Saturday 22 June 2013

Starting with BIML for SSIS

Yesterday I finally started using BIML in one of my projects. Very handy to create dozens of those simple but annoying packages in a fraction of the time you would normally need when creating them manually. No mistakes when creating your thirtieth staging package and all according to the naming conventions.

But two things bothered me and I think more people find them annoying:


1) Copy & Paste
When you copy and paste something from an other script, Visual Studio adds extra chars and the BIML Script doesn't work: Directive value without name.
<#@ template language="C#" hostspecific="true"#>
becomes

<#@ template="" language="C#" hostspecific="true"#>
Copy and paste error: adding =""













Directive value without name
















Solution
You van overcome this by changing the XML formatting options in Visual Studio. Go to the Tools menu and choose options. Then go to the Text Editor options, XML and formatting. There you must change auto format on paste from clipboard. Now try again pasting some BIML code. See this for more details.

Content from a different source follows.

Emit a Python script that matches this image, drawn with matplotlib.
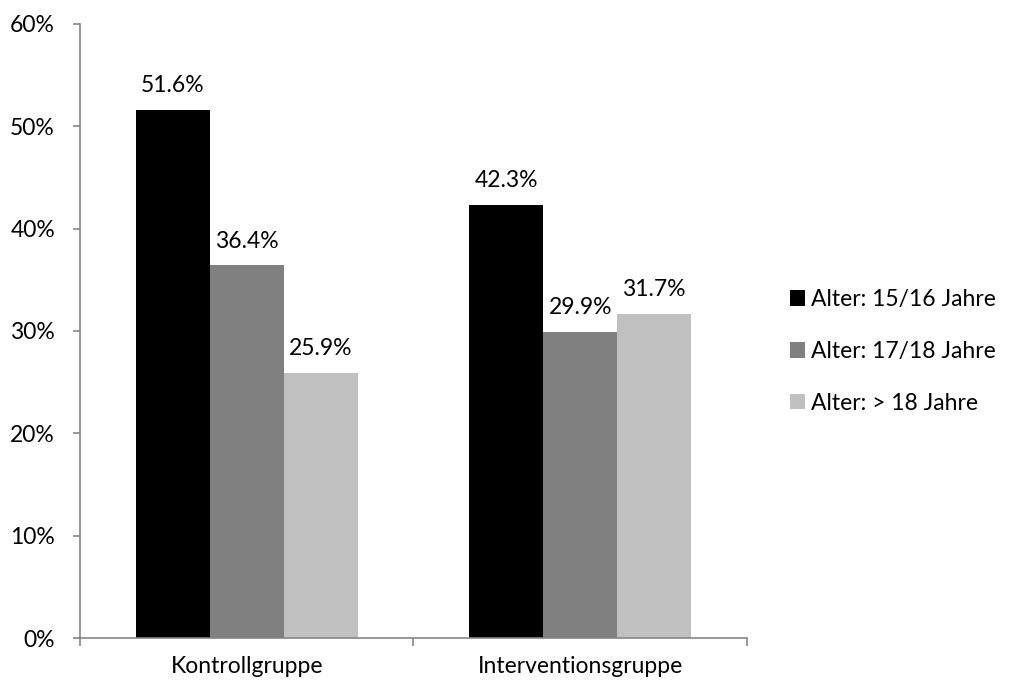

disable on paste from clipboard


















2) Losing format & intellisense
When you mix the XML from BIML Script with C# code, the XML code obviously gets corrupt, because the brackets are not opening and closing one after the other:
<ExecutePackage  Name="EPT - <#=row["name"]#>">

And then, when you re-open the BIML Script, you have lost formatting and even worse you have lost intellisense.


Formatting and intellisense gone!

























Solution
You can overcome this by right clicking the BIML Script and select Open With... Then choose the XML (Text) Editor. Now it opens with formatting and intellisense. Setting it as the default editor didn't work.
Open in XML (Text) Editor















An alternative is using the online editor at http://www.bimlscript.com/Develop. This editor doesn't have the formatting issues and the <# and #> are formatted properly.

UPDATE: easier solution, move imports to bottom.